Density of Spherically-Embedded Stiefel and Grassmann Codes.

The density of a code is the fraction of the coding space covered by packing balls centered around the codewords. This paper investigates the density of codes in the complex Stiefel and Grassmann manifolds equipped with their commonly used chordal distance. The choice of distance enforces the treatment of the manifolds as subspaces of Euclidean hyperspheres. In this geometry, the densest packings are not necessarily equivalent to the maximum-minimum-distance codes. Computing a code's density follows from computing i) the normalized volume of a metric ball and ii) the kissing radius, the radius of the largest balls one can pack around the codewords without overlapping. First, the normalized volume of a metric ball is evaluated by asymptotic approximations. For a small ball, its volume can be well-approximated by the volume of a locally-equivalent tangential ball. In order to properly normalize this approximation, the precise volumes of the manifolds induced by their spherical embedding are computed.

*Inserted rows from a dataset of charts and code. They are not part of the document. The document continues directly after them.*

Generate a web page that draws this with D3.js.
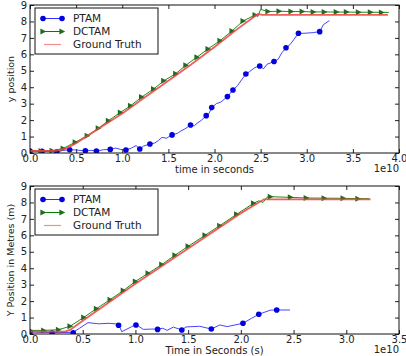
<!DOCTYPE html>
<html>
<head>
<meta charset="utf-8">
<script src="https://cdn.jsdelivr.net/npm/d3@7"></script>
<style>
  body { margin: 0; background: white; }
  svg { display: block; font-family: "DejaVu Sans", sans-serif; }
</style>
</head>
<body>
<div id="chart"></div>
<script>
// Top panel data (time in units of 1e10)
const xTicksTop = [0, 0.5, 1, 1.5, 2, 2.5, 3, 3.5, 4];
const xTicksBottom = [0, 0.5, 1, 1.5, 2, 2.5, 3, 3.5];
const yTicks = [0, 1, 2, 3, 4, 5, 6, 7, 8, 9];
const seriesNames = ["PTAM", "DCTAM", "Ground Truth"];

const ptamTopLine = [[0.0,0.12],[0.13,0.1],[0.25,0.08],[0.29,0.06],[0.35,0.15],[0.43,0.2],[0.5,0.18],[0.6,0.13],[0.66,0.16],[0.72,0.12],[0.8,0.2],[0.87,0.22],[0.93,0.3],[0.98,0.22],[1.04,0.18],[1.1,0.3],[1.15,0.45],[1.19,0.24],[1.23,0.42],[1.3,0.55],[1.35,0.6],[1.39,0.75],[1.43,0.95],[1.48,0.9],[1.54,1.1],[1.6,1.2],[1.63,1.32],[1.68,1.47],[1.74,1.7],[1.78,1.65],[1.81,1.8],[1.86,2.0],[1.91,2.27],[1.94,2.4],[1.97,2.76],[2.02,3.0],[2.07,3.1],[2.14,3.43],[2.2,3.83],[2.25,4.1],[2.3,4.5],[2.34,4.8],[2.38,4.95],[2.44,5.2],[2.49,5.29],[2.53,5.12],[2.57,5.4],[2.645,5.56],[2.69,5.7],[2.73,6.1],[2.775,6.4],[2.82,6.6],[2.86,6.9],[2.91,7.28],[2.97,7.28],[3.07,7.32],[3.14,7.38],[3.18,7.8],[3.245,8.05]];
const ptamTopDots = [[0.0,0.12],[0.13,0.1],[0.29,0.06],[0.43,0.2],[0.6,0.13],[0.72,0.12],[0.87,0.22],[1.04,0.18],[1.19,0.24],[1.3,0.55],[1.54,1.1],[1.74,1.7],[1.91,2.27],[1.97,2.76],[2.14,3.43],[2.2,3.83],[2.34,4.8],[2.49,5.29],[2.645,5.56],[2.775,6.4],[2.91,7.28],[3.14,7.38]];
const dctamTopLine = [[0.0,0.12],[0.12,0.12],[0.24,0.14],[0.36,0.28],[0.49,0.65],[0.62,1.05],[0.74,1.5],[0.85,1.96],[0.98,2.47],[1.09,2.87],[1.21,3.4],[1.34,3.89],[1.45,4.39],[1.58,4.82],[1.69,5.34],[1.81,5.83],[1.93,6.33],[2.06,6.83],[2.19,7.42],[2.31,8.03],[2.44,8.39],[2.47,8.3],[2.5,8.74],[2.55,8.65],[2.58,8.6],[2.7,8.62],[2.83,8.6],[2.95,8.6],[3.07,8.58],[3.19,8.58],[3.32,8.57],[3.43,8.57],[3.56,8.56],[3.69,8.56],[3.81,8.55],[3.89,8.55]];
const dctamTopMarks = [[0.0,0.12],[0.12,0.12],[0.24,0.14],[0.36,0.28],[0.49,0.65],[0.62,1.05],[0.74,1.5],[0.85,1.96],[0.98,2.47],[1.09,2.87],[1.21,3.4],[1.34,3.89],[1.45,4.39],[1.58,4.82],[1.69,5.34],[1.81,5.83],[1.93,6.33],[2.06,6.83],[2.19,7.42],[2.31,8.03],[2.44,8.39],[2.58,8.6],[2.7,8.62],[2.83,8.6],[2.95,8.6],[3.07,8.58],[3.19,8.58],[3.32,8.57],[3.43,8.57],[3.56,8.56],[3.69,8.56],[3.81,8.55]];
const truthTop = [[0,0.13],[0.28,0.13],[0.4,0.3],[0.5,0.6],[0.75,1.5],[1.0,2.4],[1.25,3.4],[1.5,4.4],[1.75,5.4],[2.0,6.45],[2.25,7.55],[2.47,8.45],[2.52,8.4],[3.88,8.4]];

// Bottom panel data
const ptamBottomLine = [[0,0.12],[0.21,0.08],[0.41,0.1],[0.47,0.35],[0.55,0.69],[0.65,0.62],[0.75,0.65],[0.84,0.6],[0.87,0.14],[0.96,0.43],[1.005,0.58],[1.075,0.28],[1.15,0.3],[1.21,0.3],[1.26,0.35],[1.3,0.22],[1.36,0.42],[1.44,0.24],[1.48,0.43],[1.61,0.47],[1.72,0.3],[1.8,0.55],[1.87,0.45],[2.02,0.65],[2.1,0.95],[2.17,1.2],[2.28,1.45],[2.34,1.46],[2.466,1.46]];
const ptamBottomDots = [[0.0,0.1],[0.21,0.06],[0.41,0.08],[0.84,0.53],[1.005,0.55],[1.21,0.28],[1.44,0.24],[1.72,0.3],[2.02,0.65],[2.17,1.2],[2.34,1.46]];
const dctamBottomLine = [[0.0,0.22],[0.13,0.22],[0.27,0.26],[0.38,0.47],[0.51,1.01],[0.63,1.54],[0.76,2.09],[0.885,2.64],[1.0,3.2],[1.12,3.69],[1.25,4.22],[1.375,4.79],[1.5,5.33],[1.66,6.0],[1.8,6.59],[1.96,7.28],[2.12,7.95],[2.17,8.1],[2.21,8.0],[2.25,8.33],[2.28,8.35],[2.47,8.31],[2.62,8.27],[2.79,8.26],[2.97,8.25],[3.11,8.23],[3.22,8.23]];
const dctamBottomMarks = [[0.0,0.22],[0.13,0.22],[0.27,0.26],[0.38,0.47],[0.51,1.01],[0.63,1.54],[0.76,2.09],[0.885,2.64],[1.0,3.2],[1.12,3.69],[1.25,4.22],[1.375,4.79],[1.5,5.33],[1.66,6.0],[1.8,6.59],[1.96,7.28],[2.12,7.95],[2.28,8.35],[2.47,8.31],[2.62,8.27],[2.79,8.26],[2.97,8.25],[3.11,8.23]];
const truthBottom = [[0,0.15],[0.33,0.15],[0.38,0.25],[0.5,0.8],[1.0,3.05],[1.5,5.2],[2.0,7.35],[2.22,8.19],[3.23,8.19]];

const W = 406, H = 356;
const svg = d3.select("#chart").append("svg").attr("width", W).attr("height", H);

const blue = "#0000e0", green = "#1f6e1f", red = "#f04040";

function drawPanel(p) {
    const x = d3.scaleLinear().domain([0, p.xMax]).range([30, 399]);
    const y = d3.scaleLinear().domain([0, 9]).range([p.bottom, p.top]);
    const g = svg.append("g");

    // clip for data lines
    const clipId = "clip" + p.top;
    g.append("clipPath").attr("id", clipId).append("rect")
        .attr("x", 30).attr("y", p.top).attr("width", 369).attr("height", p.bottom - p.top);

    // inward ticks on all four sides
    g.append("g").attr("transform", `translate(0,${p.bottom})`)
        .call(d3.axisBottom(x).tickValues(p.xTicks).tickFormat(d3.format(".1f")).tickSizeInner(-4).tickSizeOuter(0).tickPadding(1.5))
        .call(a => a.select(".domain").remove());
    g.append("g").attr("transform", `translate(0,${p.top})`)
        .call(d3.axisTop(x).tickValues(p.xTicks).tickFormat("").tickSizeInner(-4).tickSizeOuter(0))
        .call(a => a.select(".domain").remove());
    g.append("g").attr("transform", "translate(30,0)")
        .call(d3.axisLeft(y).tickValues(yTicks).tickFormat(d3.format("d")).tickSizeInner(-4).tickSizeOuter(0).tickPadding(3))
        .call(a => a.select(".domain").remove());
    g.append("g").attr("transform", "translate(399,0)")
        .call(d3.axisRight(y).tickValues(yTicks).tickFormat("").tickSizeInner(-4).tickSizeOuter(0))
        .call(a => a.select(".domain").remove());
    g.selectAll(".tick text").attr("font-size", 10).attr("font-family", "DejaVu Sans").attr("fill", "#222");
    g.selectAll(".tick line").attr("stroke", "#222");

    const line = d3.line().x(d => x(d[0])).y(d => y(d[1]));
    const data = g.append("g").attr("clip-path", `url(#${clipId})`);

    // PTAM
    data.append("path").datum(p.ptamLine).attr("d", line)
        .attr("fill", "none").attr("stroke", "#3030ff").attr("stroke-width", 0.9);
    data.selectAll(".pd").data(p.ptamDots).enter().append("circle")
        .attr("cx", d => x(d[0])).attr("cy", d => y(d[1])).attr("r", 2.8).attr("fill", blue);

    // DCTAM
    data.append("path").datum(p.dctamLine).attr("d", line)
        .attr("fill", "none").attr("stroke", "#008000").attr("stroke-width", 0.9);
    data.selectAll(".dm").data(p.dctamMarks).enter().append("path")
        .attr("d", "M-2.6,-3 L3.2,0 L-2.6,3 Z")
        .attr("transform", d => `translate(${x(d[0])},${y(d[1])})`)
        .attr("fill", green);

    // Ground truth
    data.append("path").datum(p.truth).attr("d", line)
        .attr("fill", "none").attr("stroke", red).attr("stroke-width", 1.8).attr("stroke-opacity", 0.85);

    // frame
    g.append("rect").attr("x", 30).attr("y", p.top).attr("width", 369).attr("height", p.bottom - p.top)
        .attr("fill", "none").attr("stroke", "#111").attr("stroke-width", 1);

    // axis labels
    g.append("text").attr("x", 214.5).attr("y", p.bottom + 19.5).attr("text-anchor", "middle")
        .attr("font-size", 10).attr("fill", "#222").text(p.xLabel);
    g.append("text").attr("x", 399).attr("y", p.bottom + 19).attr("text-anchor", "end")
        .attr("font-size", 10).attr("fill", "#222").text("1e10");
    g.append("text").attr("transform", `translate(13.5,${(p.top + p.bottom) / 2}) rotate(-90)`)
        .attr("text-anchor", "middle").attr("font-size", 9.5).attr("fill", "#222").text(p.yLabel);

    // legend
    const lg = g.append("g").attr("transform", `translate(35,${p.top + 3})`);
    lg.append("rect").attr("width", 123).attr("height", 46).attr("fill", "white").attr("stroke", "#111");
    seriesNames.forEach((name, i) => {
        const ly = 10.5 + i * 13;
        if (i === 0) {
            lg.append("line").attr("x1", 8).attr("x2", 27).attr("y1", ly).attr("y2", ly).attr("stroke", "#3030ff");
            [8, 27].forEach(cx => lg.append("circle").attr("cx", cx).attr("cy", ly).attr("r", 2.8).attr("fill", blue));
        } else if (i === 1) {
            lg.append("line").attr("x1", 8).attr("x2", 27).attr("y1", ly).attr("y2", ly).attr("stroke", "#008000");
            [8, 27].forEach(cx => lg.append("path").attr("d", "M-2.6,-3 L3.2,0 L-2.6,3 Z")
                .attr("transform", `translate(${cx},${ly})`).attr("fill", green));
        } else {
            lg.append("line").attr("x1", 9).attr("x2", 26).attr("y1", ly).attr("y2", ly)
                .attr("stroke", red).attr("stroke-opacity", 0.6).attr("stroke-width", 1.2);
        }
        lg.append("text").attr("x", 38).attr("y", ly).attr("dy", "0.36em")
            .attr("font-size", 10.5).attr("fill", "#222").text(name);
    });
}

drawPanel({ top: 5, bottom: 153, xMax: 4, xTicks: xTicksTop,
    xLabel: "time in seconds", yLabel: "y position",
    ptamLine: ptamTopLine, ptamDots: ptamTopDots, dctamLine: dctamTopLine, dctamMarks: dctamTopMarks, truth: truthTop });
drawPanel({ top: 186, bottom: 334, xMax: 3.5, xTicks: xTicksBottom,
    xLabel: "Time in Seconds (s)", yLabel: "Y Position in Metres (m)",
    ptamLine: ptamBottomLine, ptamDots: ptamBottomDots, dctamLine: dctamBottomLine, dctamMarks: dctamBottomMarks, truth: truthBottom });
</script>
</body>
</html>
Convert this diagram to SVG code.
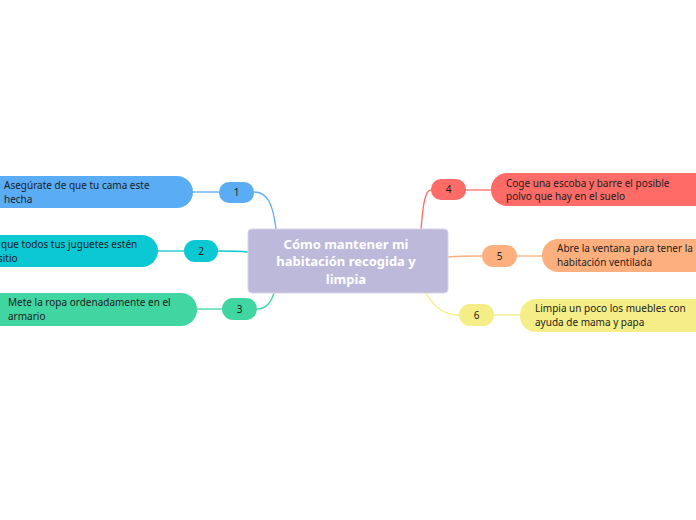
<svg xmlns="http://www.w3.org/2000/svg" width="696" height="520" viewBox="0 0 696 520">
<style>
.t{font-family:"Noto Sans","Open Sans","DejaVu Sans",sans-serif;font-size:10px;fill:#1d1d1d}
.n{font-family:"Noto Sans","Open Sans","DejaVu Sans",sans-serif;font-size:10px;fill:#1d1d1d;text-anchor:middle}
.c{font-family:"Noto Sans","Open Sans","DejaVu Sans",sans-serif;font-size:13px;font-weight:bold;fill:#ffffff;text-anchor:middle}
.l{fill:none;stroke-width:1.3}
</style>
<rect width="696" height="520" fill="#ffffff"/>
<g id="connectors">
<path class="l" stroke="#5aacf5" d="M276 229 C273 205 268 192 254 192"/>
<path class="l" stroke="#5aacf5" d="M219 192 L193 192"/>
<path class="l" stroke="#0bc8d3" d="M248 252 C238 251 228 251 218 251"/>
<path class="l" stroke="#0bc8d3" d="M184 251 L158 251"/>
<path class="l" stroke="#41d6a1" d="M274 293 C271 303 266 309 257 309"/>
<path class="l" stroke="#41d6a1" d="M222 309 L197 309"/>
<path class="l" stroke="#ff6b66" d="M421 229 C423 205 425 190 431 190"/>
<path class="l" stroke="#ff6b66" d="M466 190 L491 190"/>
<path class="l" stroke="#fdb07e" d="M448 257 C460 256 470 256 482 256"/>
<path class="l" stroke="#fdb07e" d="M517 256 L542 256"/>
<path class="l" stroke="#f5ee86" d="M426 293 C433 306 444 315 459 315"/>
<path class="l" stroke="#f5ee86" d="M494 315 L520 315"/>
</g>
<g id="central">
<rect x="248" y="229" width="200" height="64" rx="4" fill="#bcb9da" stroke="#d6d3ea" stroke-width="1"/>
<text class="c" x="346" y="249">Cómo mantener mi</text>
<text class="c" x="346" y="266">habitación recogida y</text>
<text class="c" x="346" y="284">limpia</text>
</g>
<g id="n1">
<rect x="219" y="182" width="35" height="21" rx="10" fill="#5aacf5"/>
<text class="n" x="236.5" y="196">1</text>
<rect x="-20" y="176" width="213" height="32" rx="16" fill="#5aacf5"/>
<text class="t" x="4" y="189">Asegúrate de que tu cama este</text>
<text class="t" x="4" y="203">hecha</text>
</g>
<g id="n2">
<rect x="184" y="240" width="34" height="22" rx="11" fill="#0bc8d3"/>
<text class="n" x="201" y="255">2</text>
<rect x="-20" y="235" width="178" height="32" rx="16" fill="#0bc8d3"/>
<text class="t" x="1" y="248">que todos tus juguetes estén</text>
<text class="t" x="-2" y="262">sitio</text>
</g>
<g id="n3">
<rect x="222" y="298" width="35" height="22" rx="11" fill="#41d6a1"/>
<text class="n" x="239.5" y="313">3</text>
<rect x="-20" y="293" width="217" height="33" rx="16" fill="#41d6a1"/>
<text class="t" x="8" y="306">Mete la ropa ordenadamente en el</text>
<text class="t" x="8" y="320">armario</text>
</g>
<g id="n4">
<rect x="431" y="179" width="35" height="21" rx="10" fill="#ff6b66"/>
<text class="n" x="448.5" y="193">4</text>
<rect x="491" y="173" width="230" height="33" rx="16" fill="#ff6b66"/>
<text class="t" x="506" y="187">Coge una escoba y barre el posible</text>
<text class="t" x="506" y="200">polvo que hay en el suelo</text>
</g>
<g id="n5">
<rect x="482" y="245" width="35" height="22" rx="11" fill="#fdb07e"/>
<text class="n" x="499.5" y="260">5</text>
<rect x="542" y="239" width="180" height="33" rx="16" fill="#fdb07e"/>
<text class="t" x="557" y="252">Abre la ventana para tener la</text>
<text class="t" x="557" y="266">habitación ventilada</text>
</g>
<g id="n6">
<rect x="459" y="304" width="35" height="22" rx="11" fill="#f5ee86"/>
<text class="n" x="476.5" y="319">6</text>
<rect x="520" y="299" width="200" height="33" rx="16" fill="#f5ee86"/>
<text class="t" x="535" y="312">Limpia un poco los muebles con</text>
<text class="t" x="535" y="326">ayuda de mama y papa</text>
</g>
</svg>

For larger balls, a hyperspherical cap approximation is used, which is justified by a volume comparison theorem showing that the normalized volume of a ball in the Stiefel or Grassmann manifold is asymptotically equal to the normalized volume of a ball in its embedding sphere as the dimension grows to infinity. Then, bounds on the kissing radius are derived alongside corresponding bounds on the density. Unlike for spherical codes or for codes in flat spaces, the kissing radius of a Grassmann or Stiefel code cannot be exactly determined from its minimum distance. It is nonetheless possible to derive bounds on density as functions of the minimum distance. Stiefel and Grassmann codes have larger density than their image spherical codes when dimensions tend to infinity. The bounds on density lead to refinements of the standard Hamming bounds for Stiefel and Grassmann codes.